*What is asked*
Leave out the pictures and transcribe everything else exactly.
»»
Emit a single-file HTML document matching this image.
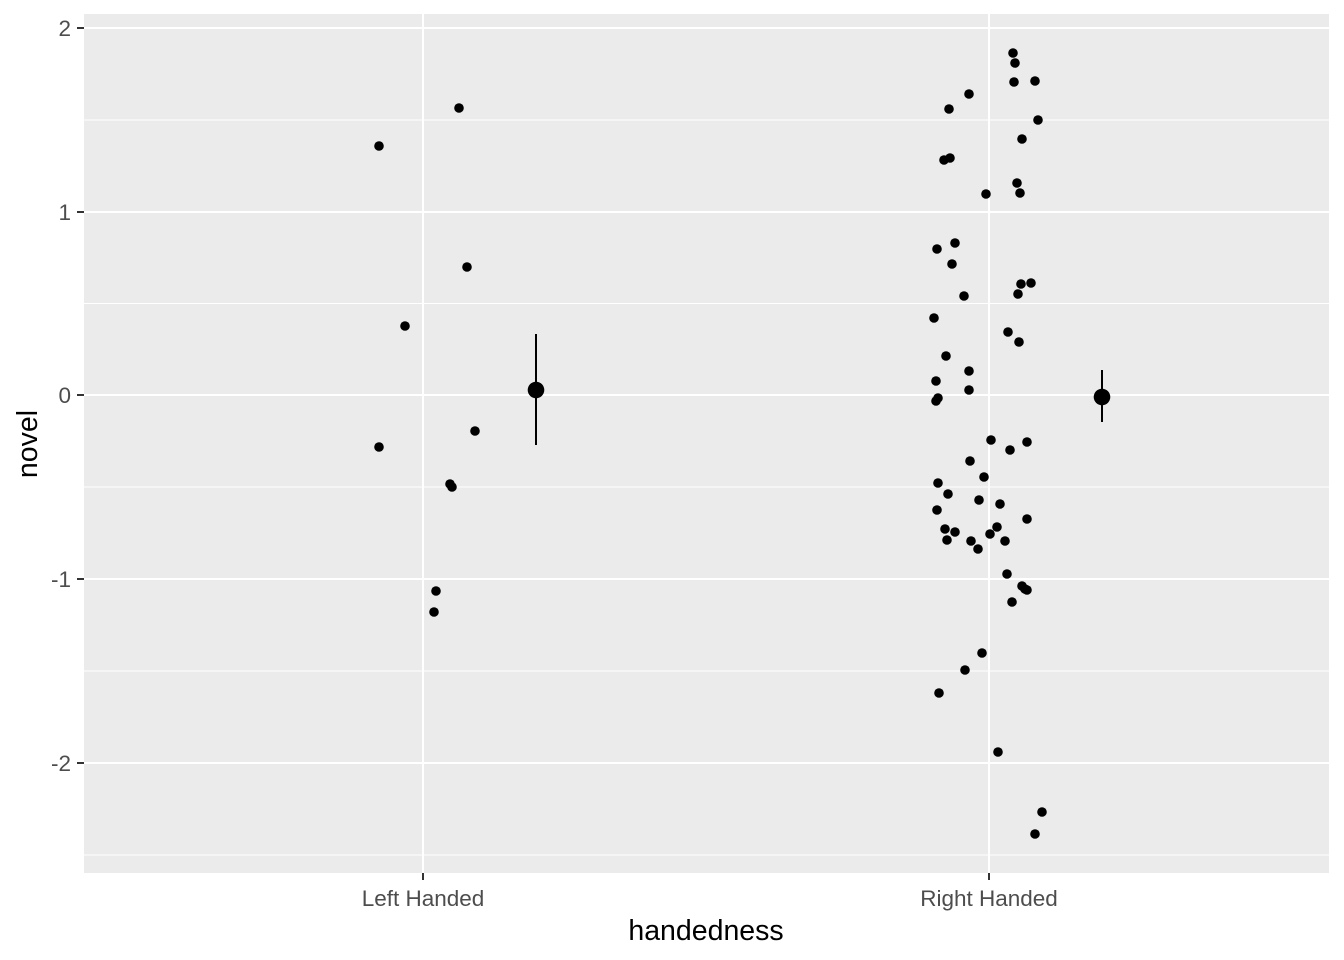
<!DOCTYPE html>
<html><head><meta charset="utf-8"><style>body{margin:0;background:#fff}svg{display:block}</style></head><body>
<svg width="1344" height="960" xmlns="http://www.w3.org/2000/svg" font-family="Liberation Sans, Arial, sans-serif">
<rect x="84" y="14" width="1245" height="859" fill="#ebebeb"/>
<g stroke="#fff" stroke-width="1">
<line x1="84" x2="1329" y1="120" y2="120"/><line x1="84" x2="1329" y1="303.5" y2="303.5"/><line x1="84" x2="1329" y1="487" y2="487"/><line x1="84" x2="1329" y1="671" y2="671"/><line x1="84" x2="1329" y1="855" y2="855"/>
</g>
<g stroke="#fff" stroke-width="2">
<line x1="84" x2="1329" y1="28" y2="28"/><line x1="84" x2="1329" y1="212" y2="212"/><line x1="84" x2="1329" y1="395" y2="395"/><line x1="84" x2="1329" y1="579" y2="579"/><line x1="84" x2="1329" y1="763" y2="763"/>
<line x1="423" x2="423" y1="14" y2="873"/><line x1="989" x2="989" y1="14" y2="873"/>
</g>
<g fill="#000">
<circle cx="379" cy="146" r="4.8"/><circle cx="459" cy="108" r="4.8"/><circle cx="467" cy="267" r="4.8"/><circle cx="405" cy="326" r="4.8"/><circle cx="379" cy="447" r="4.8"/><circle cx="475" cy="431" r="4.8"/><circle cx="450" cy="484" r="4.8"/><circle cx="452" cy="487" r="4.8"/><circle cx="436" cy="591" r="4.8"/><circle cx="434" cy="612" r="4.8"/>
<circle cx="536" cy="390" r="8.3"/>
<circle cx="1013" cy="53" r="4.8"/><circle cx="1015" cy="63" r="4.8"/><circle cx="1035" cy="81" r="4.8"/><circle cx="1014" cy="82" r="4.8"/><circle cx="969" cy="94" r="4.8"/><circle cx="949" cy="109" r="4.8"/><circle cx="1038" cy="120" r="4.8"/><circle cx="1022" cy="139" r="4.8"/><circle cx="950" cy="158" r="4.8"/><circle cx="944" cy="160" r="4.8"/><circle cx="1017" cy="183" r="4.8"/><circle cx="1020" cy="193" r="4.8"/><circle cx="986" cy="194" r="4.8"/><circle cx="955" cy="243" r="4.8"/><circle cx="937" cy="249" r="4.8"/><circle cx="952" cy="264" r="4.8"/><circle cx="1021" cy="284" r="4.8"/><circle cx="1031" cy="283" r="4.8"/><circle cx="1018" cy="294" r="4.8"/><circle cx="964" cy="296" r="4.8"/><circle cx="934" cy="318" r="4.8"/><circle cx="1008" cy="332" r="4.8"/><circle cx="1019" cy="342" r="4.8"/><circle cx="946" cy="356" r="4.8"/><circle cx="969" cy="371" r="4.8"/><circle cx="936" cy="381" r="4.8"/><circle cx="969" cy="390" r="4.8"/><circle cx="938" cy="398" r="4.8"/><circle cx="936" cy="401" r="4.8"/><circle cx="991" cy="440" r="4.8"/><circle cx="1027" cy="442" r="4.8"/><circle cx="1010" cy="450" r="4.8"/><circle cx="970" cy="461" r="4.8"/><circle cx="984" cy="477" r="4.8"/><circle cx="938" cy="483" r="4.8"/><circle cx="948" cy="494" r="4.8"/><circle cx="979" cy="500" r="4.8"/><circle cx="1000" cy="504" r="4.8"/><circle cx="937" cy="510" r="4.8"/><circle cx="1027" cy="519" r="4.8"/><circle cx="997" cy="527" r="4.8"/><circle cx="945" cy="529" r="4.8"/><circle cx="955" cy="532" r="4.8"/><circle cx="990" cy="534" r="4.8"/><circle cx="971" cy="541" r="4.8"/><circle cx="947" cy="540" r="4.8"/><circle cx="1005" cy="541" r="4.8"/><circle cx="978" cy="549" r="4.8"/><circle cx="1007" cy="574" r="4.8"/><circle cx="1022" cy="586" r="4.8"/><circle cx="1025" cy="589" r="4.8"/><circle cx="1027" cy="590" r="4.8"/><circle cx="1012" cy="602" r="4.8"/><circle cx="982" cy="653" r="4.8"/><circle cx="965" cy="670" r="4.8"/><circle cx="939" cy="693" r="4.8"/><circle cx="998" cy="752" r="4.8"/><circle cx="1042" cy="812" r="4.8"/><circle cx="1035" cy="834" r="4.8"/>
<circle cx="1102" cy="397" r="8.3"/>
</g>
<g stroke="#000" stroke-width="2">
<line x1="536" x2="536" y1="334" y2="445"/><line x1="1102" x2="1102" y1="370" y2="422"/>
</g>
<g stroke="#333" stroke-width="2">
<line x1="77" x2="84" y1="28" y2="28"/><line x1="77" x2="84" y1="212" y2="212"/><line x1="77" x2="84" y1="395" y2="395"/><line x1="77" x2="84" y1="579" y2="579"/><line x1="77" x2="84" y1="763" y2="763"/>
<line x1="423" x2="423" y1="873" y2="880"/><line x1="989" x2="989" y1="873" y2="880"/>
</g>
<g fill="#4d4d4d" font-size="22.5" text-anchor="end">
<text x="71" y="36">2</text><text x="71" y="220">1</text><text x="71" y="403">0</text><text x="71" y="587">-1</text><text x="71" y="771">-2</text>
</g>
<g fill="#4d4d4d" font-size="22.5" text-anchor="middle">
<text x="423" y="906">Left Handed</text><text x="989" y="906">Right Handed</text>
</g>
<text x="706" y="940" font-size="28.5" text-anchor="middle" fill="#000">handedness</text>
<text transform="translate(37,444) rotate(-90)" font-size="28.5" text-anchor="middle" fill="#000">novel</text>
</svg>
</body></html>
««
*Expected output*
Emit a single-file HTML document matching this image.
<!DOCTYPE html>
<html><head><meta charset="utf-8"><style>body{margin:0;background:#fff}svg{display:block}</style></head><body>
<svg width="1344" height="960" xmlns="http://www.w3.org/2000/svg" font-family="Liberation Sans, Arial, sans-serif">
<rect x="84" y="14" width="1245" height="859" fill="#ebebeb"/>
<g stroke="#fff" stroke-width="1">
<line x1="84" x2="1329" y1="120" y2="120"/><line x1="84" x2="1329" y1="303.5" y2="303.5"/><line x1="84" x2="1329" y1="487" y2="487"/><line x1="84" x2="1329" y1="671" y2="671"/><line x1="84" x2="1329" y1="855" y2="855"/>
</g>
<g stroke="#fff" stroke-width="2">
<line x1="84" x2="1329" y1="28" y2="28"/><line x1="84" x2="1329" y1="212" y2="212"/><line x1="84" x2="1329" y1="395" y2="395"/><line x1="84" x2="1329" y1="579" y2="579"/><line x1="84" x2="1329" y1="763" y2="763"/>
<line x1="423" x2="423" y1="14" y2="873"/><line x1="989" x2="989" y1="14" y2="873"/>
</g>
<g fill="#000">
<circle cx="379" cy="146" r="4.8"/><circle cx="459" cy="108" r="4.8"/><circle cx="467" cy="267" r="4.8"/><circle cx="405" cy="326" r="4.8"/><circle cx="379" cy="447" r="4.8"/><circle cx="475" cy="431" r="4.8"/><circle cx="450" cy="484" r="4.8"/><circle cx="452" cy="487" r="4.8"/><circle cx="436" cy="591" r="4.8"/><circle cx="434" cy="612" r="4.8"/>
<circle cx="536" cy="390" r="8.3"/>
<circle cx="1013" cy="53" r="4.8"/><circle cx="1015" cy="63" r="4.8"/><circle cx="1035" cy="81" r="4.8"/><circle cx="1014" cy="82" r="4.8"/><circle cx="969" cy="94" r="4.8"/><circle cx="949" cy="109" r="4.8"/><circle cx="1038" cy="120" r="4.8"/><circle cx="1022" cy="139" r="4.8"/><circle cx="950" cy="158" r="4.8"/><circle cx="944" cy="160" r="4.8"/><circle cx="1017" cy="183" r="4.8"/><circle cx="1020" cy="193" r="4.8"/><circle cx="986" cy="194" r="4.8"/><circle cx="955" cy="243" r="4.8"/><circle cx="937" cy="249" r="4.8"/><circle cx="952" cy="264" r="4.8"/><circle cx="1021" cy="284" r="4.8"/><circle cx="1031" cy="283" r="4.8"/><circle cx="1018" cy="294" r="4.8"/><circle cx="964" cy="296" r="4.8"/><circle cx="934" cy="318" r="4.8"/><circle cx="1008" cy="332" r="4.8"/><circle cx="1019" cy="342" r="4.8"/><circle cx="946" cy="356" r="4.8"/><circle cx="969" cy="371" r="4.8"/><circle cx="936" cy="381" r="4.8"/><circle cx="969" cy="390" r="4.8"/><circle cx="938" cy="398" r="4.8"/><circle cx="936" cy="401" r="4.8"/><circle cx="991" cy="440" r="4.8"/><circle cx="1027" cy="442" r="4.8"/><circle cx="1010" cy="450" r="4.8"/><circle cx="970" cy="461" r="4.8"/><circle cx="984" cy="477" r="4.8"/><circle cx="938" cy="483" r="4.8"/><circle cx="948" cy="494" r="4.8"/><circle cx="979" cy="500" r="4.8"/><circle cx="1000" cy="504" r="4.8"/><circle cx="937" cy="510" r="4.8"/><circle cx="1027" cy="519" r="4.8"/><circle cx="997" cy="527" r="4.8"/><circle cx="945" cy="529" r="4.8"/><circle cx="955" cy="532" r="4.8"/><circle cx="990" cy="534" r="4.8"/><circle cx="971" cy="541" r="4.8"/><circle cx="947" cy="540" r="4.8"/><circle cx="1005" cy="541" r="4.8"/><circle cx="978" cy="549" r="4.8"/><circle cx="1007" cy="574" r="4.8"/><circle cx="1022" cy="586" r="4.8"/><circle cx="1025" cy="589" r="4.8"/><circle cx="1027" cy="590" r="4.8"/><circle cx="1012" cy="602" r="4.8"/><circle cx="982" cy="653" r="4.8"/><circle cx="965" cy="670" r="4.8"/><circle cx="939" cy="693" r="4.8"/><circle cx="998" cy="752" r="4.8"/><circle cx="1042" cy="812" r="4.8"/><circle cx="1035" cy="834" r="4.8"/>
<circle cx="1102" cy="397" r="8.3"/>
</g>
<g stroke="#000" stroke-width="2">
<line x1="536" x2="536" y1="334" y2="445"/><line x1="1102" x2="1102" y1="370" y2="422"/>
</g>
<g stroke="#333" stroke-width="2">
<line x1="77" x2="84" y1="28" y2="28"/><line x1="77" x2="84" y1="212" y2="212"/><line x1="77" x2="84" y1="395" y2="395"/><line x1="77" x2="84" y1="579" y2="579"/><line x1="77" x2="84" y1="763" y2="763"/>
<line x1="423" x2="423" y1="873" y2="880"/><line x1="989" x2="989" y1="873" y2="880"/>
</g>
<g fill="#4d4d4d" font-size="22.5" text-anchor="end">
<text x="71" y="36">2</text><text x="71" y="220">1</text><text x="71" y="403">0</text><text x="71" y="587">-1</text><text x="71" y="771">-2</text>
</g>
<g fill="#4d4d4d" font-size="22.5" text-anchor="middle">
<text x="423" y="906">Left Handed</text><text x="989" y="906">Right Handed</text>
</g>
<text x="706" y="940" font-size="28.5" text-anchor="middle" fill="#000">handedness</text>
<text transform="translate(37,444) rotate(-90)" font-size="28.5" text-anchor="middle" fill="#000">novel</text>
</svg>
</body></html>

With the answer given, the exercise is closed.